Hernandez makes an interesting point about what L.A. Taco is reminding the news media. And it’s not about self-aggrandizement, even though Hernandez was, back in 2018 and 2019, the editor-in-chief at L.A. Taco and responsible for establishing its editorial and ethical standards. He says he does not take credit for their success now, but thinks the website’s example shows that the foundations of journalism can be learned and executed well even by small, scrappy, unconventional teams. One L.A. Taco journalist, Lexis-Olivier Rey, was a skater and photographer before learning to write articles. Another, Memo Torres, became a journalist at the age of 40 and now is the site’s director of content and social media.
THIS TAKING STOCK of the state of immigration coverage comes at a time when ICE is about to become supercharged—with vast oceans of money to spend on new hires, new tools and weapons, new vehicles and planes, new detention space.
If you think the fear and terror that ICE causes now is bad—sending people on the run, sending churches into hiding, making museums go on high alert—how much more intense do you think things will get when the feds are even more amped up in the months and years ahead?
“I don’t think people are prepared for the implementation and what that’s going to look like,” a veteran CBS News journalist told me. “They have all this money now, what are they going to do with it?”

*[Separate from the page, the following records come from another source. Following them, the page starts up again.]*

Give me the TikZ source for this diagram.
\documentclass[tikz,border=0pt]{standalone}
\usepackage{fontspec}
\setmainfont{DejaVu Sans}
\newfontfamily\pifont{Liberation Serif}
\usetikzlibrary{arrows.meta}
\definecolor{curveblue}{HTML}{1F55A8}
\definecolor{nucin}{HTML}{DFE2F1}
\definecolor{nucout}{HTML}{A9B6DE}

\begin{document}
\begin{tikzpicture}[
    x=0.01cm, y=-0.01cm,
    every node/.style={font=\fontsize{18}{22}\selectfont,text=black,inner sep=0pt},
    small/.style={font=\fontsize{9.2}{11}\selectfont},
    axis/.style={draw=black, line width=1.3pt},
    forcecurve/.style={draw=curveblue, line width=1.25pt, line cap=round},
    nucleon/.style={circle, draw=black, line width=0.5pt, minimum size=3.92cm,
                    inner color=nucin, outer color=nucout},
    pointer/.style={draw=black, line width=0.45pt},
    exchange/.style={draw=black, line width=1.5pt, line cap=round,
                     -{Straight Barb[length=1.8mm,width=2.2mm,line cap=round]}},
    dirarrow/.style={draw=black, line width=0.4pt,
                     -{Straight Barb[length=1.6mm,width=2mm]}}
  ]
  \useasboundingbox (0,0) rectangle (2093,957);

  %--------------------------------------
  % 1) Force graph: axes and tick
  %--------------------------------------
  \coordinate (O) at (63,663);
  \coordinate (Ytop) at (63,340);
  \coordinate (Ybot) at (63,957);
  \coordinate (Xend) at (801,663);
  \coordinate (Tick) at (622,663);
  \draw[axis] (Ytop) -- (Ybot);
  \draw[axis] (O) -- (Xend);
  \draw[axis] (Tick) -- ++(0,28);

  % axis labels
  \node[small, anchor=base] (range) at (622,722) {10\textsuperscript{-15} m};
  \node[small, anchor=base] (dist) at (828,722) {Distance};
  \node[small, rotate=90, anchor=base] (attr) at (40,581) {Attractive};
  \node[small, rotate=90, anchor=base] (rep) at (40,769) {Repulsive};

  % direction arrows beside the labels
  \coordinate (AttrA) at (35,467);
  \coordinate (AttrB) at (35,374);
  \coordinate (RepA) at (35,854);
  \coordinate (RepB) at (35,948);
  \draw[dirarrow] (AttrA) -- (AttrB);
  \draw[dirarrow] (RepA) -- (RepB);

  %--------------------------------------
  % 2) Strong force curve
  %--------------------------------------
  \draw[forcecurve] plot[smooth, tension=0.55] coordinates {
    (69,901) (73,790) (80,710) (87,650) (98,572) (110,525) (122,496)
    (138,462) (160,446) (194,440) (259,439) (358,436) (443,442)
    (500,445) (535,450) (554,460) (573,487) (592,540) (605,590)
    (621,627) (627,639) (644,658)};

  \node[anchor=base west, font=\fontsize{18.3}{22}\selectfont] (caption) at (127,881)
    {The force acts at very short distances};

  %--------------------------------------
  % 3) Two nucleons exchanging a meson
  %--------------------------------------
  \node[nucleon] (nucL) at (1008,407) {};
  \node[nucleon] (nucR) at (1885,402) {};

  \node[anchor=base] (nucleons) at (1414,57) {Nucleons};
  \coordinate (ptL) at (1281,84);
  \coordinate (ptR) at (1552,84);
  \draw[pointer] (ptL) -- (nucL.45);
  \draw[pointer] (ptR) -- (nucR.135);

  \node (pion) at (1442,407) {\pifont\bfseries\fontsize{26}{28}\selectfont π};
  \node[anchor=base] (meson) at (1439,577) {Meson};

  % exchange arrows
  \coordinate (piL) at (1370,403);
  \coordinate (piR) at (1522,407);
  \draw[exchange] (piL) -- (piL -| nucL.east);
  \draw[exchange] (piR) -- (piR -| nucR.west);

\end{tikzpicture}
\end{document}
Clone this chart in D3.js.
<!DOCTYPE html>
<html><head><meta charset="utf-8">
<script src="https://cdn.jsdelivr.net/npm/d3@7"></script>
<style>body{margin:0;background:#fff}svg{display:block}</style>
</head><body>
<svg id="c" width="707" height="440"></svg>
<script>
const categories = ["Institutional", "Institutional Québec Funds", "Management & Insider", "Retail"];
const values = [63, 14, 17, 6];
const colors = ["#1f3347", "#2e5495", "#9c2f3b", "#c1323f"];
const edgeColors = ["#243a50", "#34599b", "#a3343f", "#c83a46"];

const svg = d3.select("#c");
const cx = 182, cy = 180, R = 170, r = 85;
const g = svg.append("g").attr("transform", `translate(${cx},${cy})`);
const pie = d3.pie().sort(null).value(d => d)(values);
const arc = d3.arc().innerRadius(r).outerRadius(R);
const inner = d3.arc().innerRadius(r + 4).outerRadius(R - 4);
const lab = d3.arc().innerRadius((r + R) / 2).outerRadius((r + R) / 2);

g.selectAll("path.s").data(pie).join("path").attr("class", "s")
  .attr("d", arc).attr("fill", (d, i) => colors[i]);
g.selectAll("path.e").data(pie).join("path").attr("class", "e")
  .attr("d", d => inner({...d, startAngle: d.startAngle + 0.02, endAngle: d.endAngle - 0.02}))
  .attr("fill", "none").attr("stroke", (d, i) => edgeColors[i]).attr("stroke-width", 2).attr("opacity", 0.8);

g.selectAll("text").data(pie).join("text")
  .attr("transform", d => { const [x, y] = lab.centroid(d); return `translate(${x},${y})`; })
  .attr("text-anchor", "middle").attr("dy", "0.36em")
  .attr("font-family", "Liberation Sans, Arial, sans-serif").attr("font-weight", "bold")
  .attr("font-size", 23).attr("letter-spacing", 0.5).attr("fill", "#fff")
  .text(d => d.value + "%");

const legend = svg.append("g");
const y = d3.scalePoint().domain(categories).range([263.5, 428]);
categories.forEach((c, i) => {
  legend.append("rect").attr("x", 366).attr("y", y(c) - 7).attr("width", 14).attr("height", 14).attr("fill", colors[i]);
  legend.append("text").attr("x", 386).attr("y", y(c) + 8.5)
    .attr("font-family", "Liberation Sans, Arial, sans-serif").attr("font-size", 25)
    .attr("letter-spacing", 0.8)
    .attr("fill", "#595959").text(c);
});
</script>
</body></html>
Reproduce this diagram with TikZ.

Then again, as Marcela Garcia, an opinion writer for the Boston Globe, told me, maybe the ICE-on-steroids budget will help wake up Americans.
“There may be a silver lining,” Garcia said. “When people realize there’s this army—at the expense of other programs for vulnerable people and debt future generations will pay for—that’s when people will wake up and the so-called resistance will realize what’s going on.”